More than a dozen officials renewed their oaths before judges Terrence Cody, James Hancock, Maria Granger and Magistrate Julie Fessel Flanigan on Monday.
But at the end of the proceedings, something out of the ordinary occurred. It was at this time that Cody announced that someone in the room would be honored, not only for this year, but for years to come.
Probation officer Denise Beckwith was presented with an award that will forever bear her name recognizing Floyd County's probation officer of the year.
Beckwith was hired nearly two decades ago by then-chief probation officer Virgil Seay, noting that his teachings and those from others within the office helped guide her through the years.
“It’s just an honor," she said of the recognition. "With all the great probation officers that have come through, I was guided and learned a lot. I just took what I learned from [Seay] and just moved on with it.”
In her time as a probation officer, Beckwith has helped countless young individuals. Trends have come and gone, but Beckwith said she has done her best to adapt with the times and provide the best assistance possible to right the paths of the young people with whom she deals.

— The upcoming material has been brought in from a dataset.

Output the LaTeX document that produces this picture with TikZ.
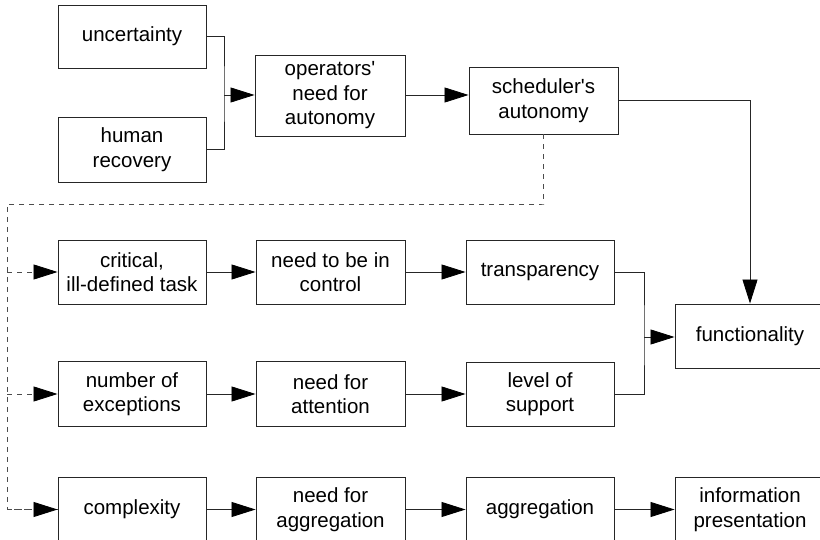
\documentclass[tikz,border=0pt]{standalone}
\usepackage{fontspec}
\setmainfont{Liberation Sans}
\usetikzlibrary{arrows.meta}
\begin{document}
\begin{tikzpicture}[x=1pt,y=-1pt,
  box/.style={draw=black!85, line width=0.9pt, minimum width=148pt,
    minimum height=64pt, align=center, inner sep=2pt,
    font=\fontsize{20.5}{24.5}\selectfont},
  plain/.style={draw=black!85, line width=0.8pt},
  link/.style={plain, -{Triangle[length=24pt,width=15pt,color=black]}},
  dashlink/.style={draw=black!70, line width=0.8pt,
    dash pattern=on 5pt off 5pt, -{Triangle[length=24pt,width=15pt,color=black]}},
  dashline/.style={draw=black!70, line width=0.8pt, dash pattern=on 5pt off 5pt}
]
\useasboundingbox (0,0) rectangle (820,540);

% top block
\node[box, minimum height=63pt] (unc) at (132,36.5) {uncertainty};
\node[box, minimum height=65pt] (hum) at (132,149.5) {human\\recovery};
\node[box, minimum width=150pt, minimum height=81pt] (ops) at (330,95.5)
  {operators\textquotesingle\\need for\\autonomy};
\node[box, minimum width=149pt, minimum height=67pt] (sch) at (543.5,100.5)
  {scheduler\textquotesingle s\\autonomy};

% middle rows
\node[box] (crit) at (132,272) {critical,\\ill-defined task};
\node[box, minimum width=149pt] (ctrl) at (330.5,272) {need to be in\\control};
\node[box] (trans) at (540,272.5) {transparency};
\node[box, minimum width=150pt] (func) at (750,336) {functionality};

\node[box, minimum height=65pt] (exc) at (132,394) {number of\\exceptions};
\node[box, minimum width=149pt, minimum height=65pt] (att) at (330.5,394) {need for\\attention};
\node[box] (sup) at (540,394) {level of\\support};

% bottom row
\node[box] (cplx) at (132,509.5) {complexity};
\node[box, minimum width=149pt] (nagg) at (330.5,509.5) {need for\\aggregation};
\node[box] (agg) at (540,509.5) {aggregation};
\node[box, minimum width=150pt] (info) at (750,509.5) {information\\presentation};

% junction points
\coordinate (j1) at (224,95);
\coordinate (j2) at (644,337);
\coordinate (d0) at (544,204);
\coordinate (dl) at (7,204);

% top merge
\draw[plain] (unc.east) -| (j1) |- (hum.east);
\draw[link] (j1) -- (ops.west |- j1);
\draw[link] (ops.east |- j1) -- (sch.west |- j1);
\draw[link] (sch.east) -| (func.north);

% dashed branch from scheduler's autonomy
\draw[dashline] (sch.south) |- (d0) -- (dl) |- (cplx.west);
\draw[dashlink] (dl |- crit.west) -- (crit.west);
\draw[dashlink] (dl |- exc.west) -- (exc.west);
\draw[dashlink] (dl |- cplx.west) -- (cplx.west);

% row chains
\draw[link] (crit) -- (ctrl);
\draw[link] (ctrl) -- (trans.west |- ctrl.east);
\draw[link] (exc) -- (att);
\draw[link] (att) -- (sup.west |- att.east);
\draw[link] (cplx) -- (nagg);
\draw[link] (nagg) -- (agg);
\draw[link] (agg) -- (info);

% merge into functionality
\draw[plain] (trans.east) -| (j2) |- (sup.east);
\draw[link] (j2) -- (func.west |- j2);
\end{tikzpicture}
\end{document}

“Each year and each day is something different when you’re dealing with juveniles," she said. "There’s different challenges that you have to deal with and different attitudes. Each year, there’s changes with the kids and ways you have to handle them. It’s been good, and I’ve enjoyed it.”
This coming August will be Beckwith's 18th year as a probation officer. She hopes to keep going for another couple of years, maybe even three or four, she said.
Something that has proved helpful in her lengthy career working with young people has been her ability and willingness to "take her work home with her," as she puts it. This is especially true if she identifies a child in extra need of attention.
“They always say don’t take your work home with you," Beckwith said. "When you leave the office, it stays there. But normally, I don’t do that. If I have to make contact with that person over the weekend, there’s some times where I do that. I just want to make sure that everybody’s doing well. I just try to make sure that when I leave a kid during the day, that everything is working well not only with the kid, but with the family.”
Cody said he was the only judge present at Monday's event to have seen Beckwith work for the duration of her career. Prior to her hiring, he said he knew of her work with students at New Albany High School and how beneficial such experience would be.
“What sticks out with Denise to me is her demeanor," Cody said. "She’s excellent with kids. She can be their best friend or worst enemy if they’re not toeing the line. She’s so well-respected in the community, within the probation office and with the judges. It’s just the type of person she is.”
All of these years later, Cody still marvels at the work Beckwith does. He said she had been submitted as the county's nominee for Indiana's probation officer of the year.
When the state passed on the nomination, he said the consensus of the office was that she should be honored regardless. That was the birth of the Denise Beckwith Probation Officer of the Year.
Moving forward, Cody noted that the award will act as motivation for probation officers to continue to excel in what they do.
“Peer recognition is very important," he said. "I’m sure we will nominate people in the future again for the state award, but it’s best that we honor our own as well. I think it sets a pretty good reason to excel in your job."